**Direction:** Retype the data that follows line by line, exactly, and leave its pictures out.

**Supplied material:**
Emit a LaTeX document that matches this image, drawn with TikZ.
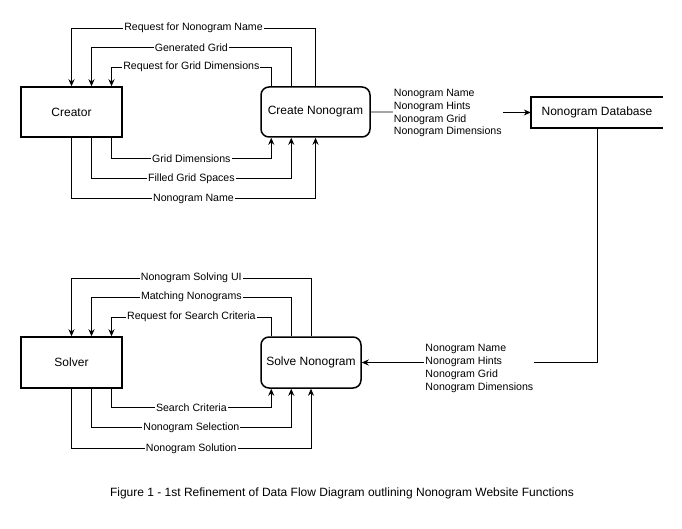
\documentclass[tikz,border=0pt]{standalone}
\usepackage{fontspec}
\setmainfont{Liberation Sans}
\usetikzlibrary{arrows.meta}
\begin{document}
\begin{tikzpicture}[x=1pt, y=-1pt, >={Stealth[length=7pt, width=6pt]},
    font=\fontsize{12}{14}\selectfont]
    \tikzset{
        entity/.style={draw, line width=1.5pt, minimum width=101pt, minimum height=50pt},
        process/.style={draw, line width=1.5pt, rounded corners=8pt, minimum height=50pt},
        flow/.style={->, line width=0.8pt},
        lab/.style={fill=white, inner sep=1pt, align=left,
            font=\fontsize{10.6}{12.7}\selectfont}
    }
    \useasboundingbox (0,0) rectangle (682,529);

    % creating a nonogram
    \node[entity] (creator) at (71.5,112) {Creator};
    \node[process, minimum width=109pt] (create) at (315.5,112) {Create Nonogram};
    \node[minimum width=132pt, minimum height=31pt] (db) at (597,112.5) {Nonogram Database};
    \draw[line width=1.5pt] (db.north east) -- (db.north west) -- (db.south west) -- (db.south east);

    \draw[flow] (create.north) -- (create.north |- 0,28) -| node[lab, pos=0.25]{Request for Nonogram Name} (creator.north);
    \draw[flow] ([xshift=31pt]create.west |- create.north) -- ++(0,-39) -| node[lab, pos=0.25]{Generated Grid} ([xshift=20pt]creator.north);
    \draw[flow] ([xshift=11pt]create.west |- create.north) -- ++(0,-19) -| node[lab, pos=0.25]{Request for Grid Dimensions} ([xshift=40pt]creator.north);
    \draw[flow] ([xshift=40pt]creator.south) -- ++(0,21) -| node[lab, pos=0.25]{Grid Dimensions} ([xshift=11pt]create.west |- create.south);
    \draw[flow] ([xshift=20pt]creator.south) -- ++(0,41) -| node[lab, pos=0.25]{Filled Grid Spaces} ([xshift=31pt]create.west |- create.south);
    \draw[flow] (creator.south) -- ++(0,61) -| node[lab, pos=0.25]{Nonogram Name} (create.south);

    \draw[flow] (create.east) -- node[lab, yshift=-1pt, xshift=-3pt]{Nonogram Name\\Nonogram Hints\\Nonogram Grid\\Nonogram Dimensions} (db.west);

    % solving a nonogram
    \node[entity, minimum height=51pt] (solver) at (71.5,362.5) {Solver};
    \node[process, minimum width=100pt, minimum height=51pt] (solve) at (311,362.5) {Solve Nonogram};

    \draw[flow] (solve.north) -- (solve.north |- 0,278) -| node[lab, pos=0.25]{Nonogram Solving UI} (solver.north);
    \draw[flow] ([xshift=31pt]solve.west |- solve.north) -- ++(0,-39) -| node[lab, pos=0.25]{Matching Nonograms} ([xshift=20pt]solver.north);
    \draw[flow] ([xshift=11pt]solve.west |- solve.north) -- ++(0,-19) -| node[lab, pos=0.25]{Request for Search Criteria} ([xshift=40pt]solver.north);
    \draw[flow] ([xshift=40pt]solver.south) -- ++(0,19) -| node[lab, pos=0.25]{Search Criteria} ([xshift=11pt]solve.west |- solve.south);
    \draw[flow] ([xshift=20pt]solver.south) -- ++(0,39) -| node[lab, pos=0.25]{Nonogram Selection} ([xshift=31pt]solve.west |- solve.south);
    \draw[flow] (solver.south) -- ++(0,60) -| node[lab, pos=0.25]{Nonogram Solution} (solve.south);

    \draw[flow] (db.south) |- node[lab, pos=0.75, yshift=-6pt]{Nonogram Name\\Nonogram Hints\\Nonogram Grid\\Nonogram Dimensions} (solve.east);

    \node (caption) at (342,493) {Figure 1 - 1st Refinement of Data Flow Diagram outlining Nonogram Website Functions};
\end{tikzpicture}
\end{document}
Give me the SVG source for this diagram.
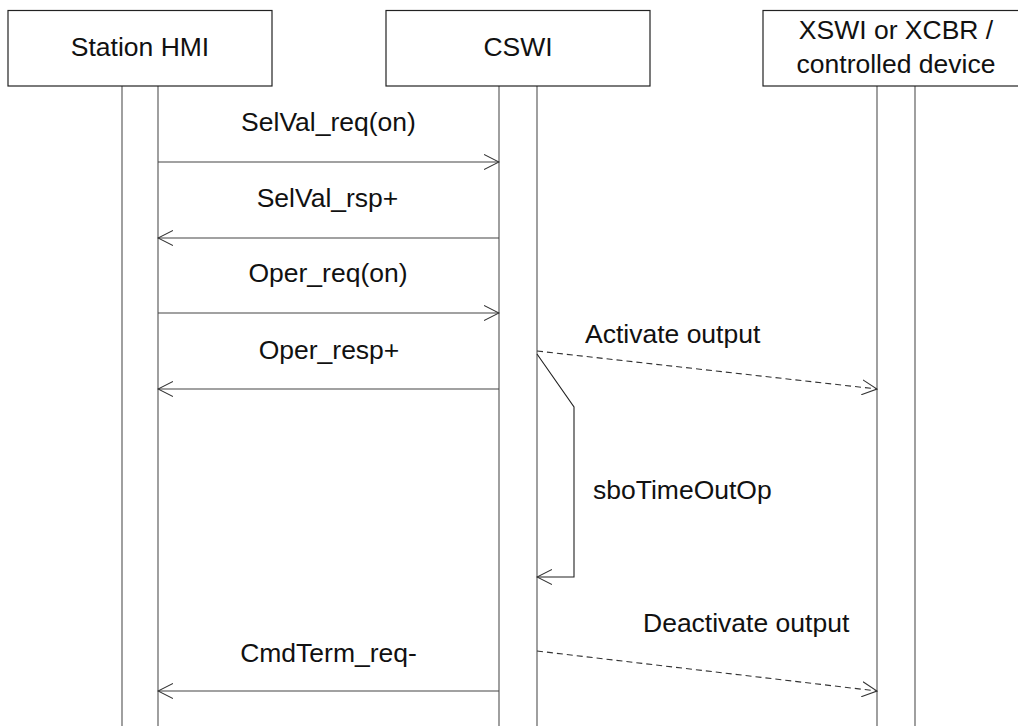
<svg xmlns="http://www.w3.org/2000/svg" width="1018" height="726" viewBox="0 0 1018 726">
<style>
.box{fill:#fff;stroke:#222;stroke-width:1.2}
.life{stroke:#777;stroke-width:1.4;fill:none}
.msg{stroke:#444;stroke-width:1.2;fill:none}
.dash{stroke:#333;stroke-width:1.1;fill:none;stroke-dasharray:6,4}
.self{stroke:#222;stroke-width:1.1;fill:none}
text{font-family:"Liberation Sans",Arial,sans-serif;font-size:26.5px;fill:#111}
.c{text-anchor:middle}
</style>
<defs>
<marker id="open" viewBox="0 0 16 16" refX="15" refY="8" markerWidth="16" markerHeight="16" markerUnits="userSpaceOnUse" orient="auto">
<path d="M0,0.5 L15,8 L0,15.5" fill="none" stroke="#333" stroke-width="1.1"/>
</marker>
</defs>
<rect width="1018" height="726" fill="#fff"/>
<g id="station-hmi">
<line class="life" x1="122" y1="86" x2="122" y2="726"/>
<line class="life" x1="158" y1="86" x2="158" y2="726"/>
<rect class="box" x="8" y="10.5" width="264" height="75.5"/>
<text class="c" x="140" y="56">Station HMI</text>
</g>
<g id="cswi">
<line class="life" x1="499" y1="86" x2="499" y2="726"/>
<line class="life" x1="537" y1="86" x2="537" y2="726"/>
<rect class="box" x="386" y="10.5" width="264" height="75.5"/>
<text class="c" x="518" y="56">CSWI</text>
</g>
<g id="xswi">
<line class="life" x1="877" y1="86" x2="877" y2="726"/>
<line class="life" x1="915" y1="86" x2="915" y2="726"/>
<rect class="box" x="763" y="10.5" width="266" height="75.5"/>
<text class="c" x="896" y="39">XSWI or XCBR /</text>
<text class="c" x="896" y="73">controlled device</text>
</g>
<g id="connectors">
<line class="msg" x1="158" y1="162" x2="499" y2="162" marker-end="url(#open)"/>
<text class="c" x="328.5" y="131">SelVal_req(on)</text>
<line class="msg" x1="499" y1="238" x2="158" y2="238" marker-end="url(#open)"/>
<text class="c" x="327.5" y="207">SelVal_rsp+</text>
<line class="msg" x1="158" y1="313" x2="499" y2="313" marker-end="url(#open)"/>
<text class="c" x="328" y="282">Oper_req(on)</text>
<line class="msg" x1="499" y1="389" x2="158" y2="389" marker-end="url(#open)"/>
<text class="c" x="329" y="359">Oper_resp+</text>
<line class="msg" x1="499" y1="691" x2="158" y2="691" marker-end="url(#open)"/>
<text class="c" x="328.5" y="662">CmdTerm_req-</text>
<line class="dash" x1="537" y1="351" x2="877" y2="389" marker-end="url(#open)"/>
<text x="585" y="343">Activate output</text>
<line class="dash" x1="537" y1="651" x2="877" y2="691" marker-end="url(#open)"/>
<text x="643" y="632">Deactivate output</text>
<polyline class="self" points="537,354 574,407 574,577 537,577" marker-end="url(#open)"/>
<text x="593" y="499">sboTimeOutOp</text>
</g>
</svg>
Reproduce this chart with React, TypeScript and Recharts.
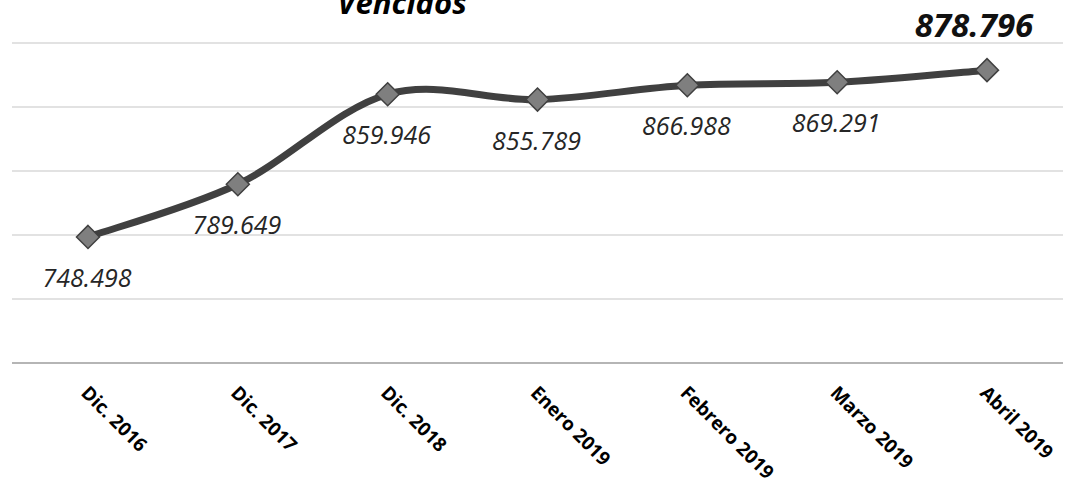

**Written reply:**
Emit a LaTeX document that matches this image, drawn with TikZ.
\documentclass[tikz,border=0pt]{standalone}
\usepackage{fontspec}
\setmainfont{Liberation Sans}
\usetikzlibrary{arrows.meta}
\begin{document}
\begin{tikzpicture}[x=1pt, y=-1pt, >={Stealth[length=7pt, width=6pt]},
    font=\fontsize{12}{14}\selectfont]
    \tikzset{
        entity/.style={draw, line width=1.5pt, minimum width=101pt, minimum height=50pt},
        process/.style={draw, line width=1.5pt, rounded corners=8pt, minimum height=50pt},
        flow/.style={->, line width=0.8pt},
        lab/.style={fill=white, inner sep=1pt, align=left,
            font=\fontsize{10.6}{12.7}\selectfont}
    }
    \useasboundingbox (0,0) rectangle (682,529);

    % creating a nonogram
    \node[entity] (creator) at (71.5,112) {Creator};
    \node[process, minimum width=109pt] (create) at (315.5,112) {Create Nonogram};
    \node[minimum width=132pt, minimum height=31pt] (db) at (597,112.5) {Nonogram Database};
    \draw[line width=1.5pt] (db.north east) -- (db.north west) -- (db.south west) -- (db.south east);

    \draw[flow] (create.north) -- (create.north |- 0,28) -| node[lab, pos=0.25]{Request for Nonogram Name} (creator.north);
    \draw[flow] ([xshift=31pt]create.west |- create.north) -- ++(0,-39) -| node[lab, pos=0.25]{Generated Grid} ([xshift=20pt]creator.north);
    \draw[flow] ([xshift=11pt]create.west |- create.north) -- ++(0,-19) -| node[lab, pos=0.25]{Request for Grid Dimensions} ([xshift=40pt]creator.north);
    \draw[flow] ([xshift=40pt]creator.south) -- ++(0,21) -| node[lab, pos=0.25]{Grid Dimensions} ([xshift=11pt]create.west |- create.south);
    \draw[flow] ([xshift=20pt]creator.south) -- ++(0,41) -| node[lab, pos=0.25]{Filled Grid Spaces} ([xshift=31pt]create.west |- create.south);
    \draw[flow] (creator.south) -- ++(0,61) -| node[lab, pos=0.25]{Nonogram Name} (create.south);

    \draw[flow] (create.east) -- node[lab, yshift=-1pt, xshift=-3pt]{Nonogram Name\\Nonogram Hints\\Nonogram Grid\\Nonogram Dimensions} (db.west);

    % solving a nonogram
    \node[entity, minimum height=51pt] (solver) at (71.5,362.5) {Solver};
    \node[process, minimum width=100pt, minimum height=51pt] (solve) at (311,362.5) {Solve Nonogram};

    \draw[flow] (solve.north) -- (solve.north |- 0,278) -| node[lab, pos=0.25]{Nonogram Solving UI} (solver.north);
    \draw[flow] ([xshift=31pt]solve.west |- solve.north) -- ++(0,-39) -| node[lab, pos=0.25]{Matching Nonograms} ([xshift=20pt]solver.north);
    \draw[flow] ([xshift=11pt]solve.west |- solve.north) -- ++(0,-19) -| node[lab, pos=0.25]{Request for Search Criteria} ([xshift=40pt]solver.north);
    \draw[flow] ([xshift=40pt]solver.south) -- ++(0,19) -| node[lab, pos=0.25]{Search Criteria} ([xshift=11pt]solve.west |- solve.south);
    \draw[flow] ([xshift=20pt]solver.south) -- ++(0,39) -| node[lab, pos=0.25]{Nonogram Selection} ([xshift=31pt]solve.west |- solve.south);
    \draw[flow] (solver.south) -- ++(0,60) -| node[lab, pos=0.25]{Nonogram Solution} (solve.south);

    \draw[flow] (db.south) |- node[lab, pos=0.75, yshift=-6pt]{Nonogram Name\\Nonogram Hints\\Nonogram Grid\\Nonogram Dimensions} (solve.east);

    \node (caption) at (342,493) {Figure 1 - 1st Refinement of Data Flow Diagram outlining Nonogram Website Functions};
\end{tikzpicture}
\end{document}
Give me the SVG source for this diagram.
<svg xmlns="http://www.w3.org/2000/svg" width="1018" height="726" viewBox="0 0 1018 726">
<style>
.box{fill:#fff;stroke:#222;stroke-width:1.2}
.life{stroke:#777;stroke-width:1.4;fill:none}
.msg{stroke:#444;stroke-width:1.2;fill:none}
.dash{stroke:#333;stroke-width:1.1;fill:none;stroke-dasharray:6,4}
.self{stroke:#222;stroke-width:1.1;fill:none}
text{font-family:"Liberation Sans",Arial,sans-serif;font-size:26.5px;fill:#111}
.c{text-anchor:middle}
</style>
<defs>
<marker id="open" viewBox="0 0 16 16" refX="15" refY="8" markerWidth="16" markerHeight="16" markerUnits="userSpaceOnUse" orient="auto">
<path d="M0,0.5 L15,8 L0,15.5" fill="none" stroke="#333" stroke-width="1.1"/>
</marker>
</defs>
<rect width="1018" height="726" fill="#fff"/>
<g id="station-hmi">
<line class="life" x1="122" y1="86" x2="122" y2="726"/>
<line class="life" x1="158" y1="86" x2="158" y2="726"/>
<rect class="box" x="8" y="10.5" width="264" height="75.5"/>
<text class="c" x="140" y="56">Station HMI</text>
</g>
<g id="cswi">
<line class="life" x1="499" y1="86" x2="499" y2="726"/>
<line class="life" x1="537" y1="86" x2="537" y2="726"/>
<rect class="box" x="386" y="10.5" width="264" height="75.5"/>
<text class="c" x="518" y="56">CSWI</text>
</g>
<g id="xswi">
<line class="life" x1="877" y1="86" x2="877" y2="726"/>
<line class="life" x1="915" y1="86" x2="915" y2="726"/>
<rect class="box" x="763" y="10.5" width="266" height="75.5"/>
<text class="c" x="896" y="39">XSWI or XCBR /</text>
<text class="c" x="896" y="73">controlled device</text>
</g>
<g id="connectors">
<line class="msg" x1="158" y1="162" x2="499" y2="162" marker-end="url(#open)"/>
<text class="c" x="328.5" y="131">SelVal_req(on)</text>
<line class="msg" x1="499" y1="238" x2="158" y2="238" marker-end="url(#open)"/>
<text class="c" x="327.5" y="207">SelVal_rsp+</text>
<line class="msg" x1="158" y1="313" x2="499" y2="313" marker-end="url(#open)"/>
<text class="c" x="328" y="282">Oper_req(on)</text>
<line class="msg" x1="499" y1="389" x2="158" y2="389" marker-end="url(#open)"/>
<text class="c" x="329" y="359">Oper_resp+</text>
<line class="msg" x1="499" y1="691" x2="158" y2="691" marker-end="url(#open)"/>
<text class="c" x="328.5" y="662">CmdTerm_req-</text>
<line class="dash" x1="537" y1="351" x2="877" y2="389" marker-end="url(#open)"/>
<text x="585" y="343">Activate output</text>
<line class="dash" x1="537" y1="651" x2="877" y2="691" marker-end="url(#open)"/>
<text x="643" y="632">Deactivate output</text>
<polyline class="self" points="537,354 574,407 574,577 537,577" marker-end="url(#open)"/>
<text x="593" y="499">sboTimeOutOp</text>
</g>
</svg>
Reproduce this chart with React, TypeScript and Recharts.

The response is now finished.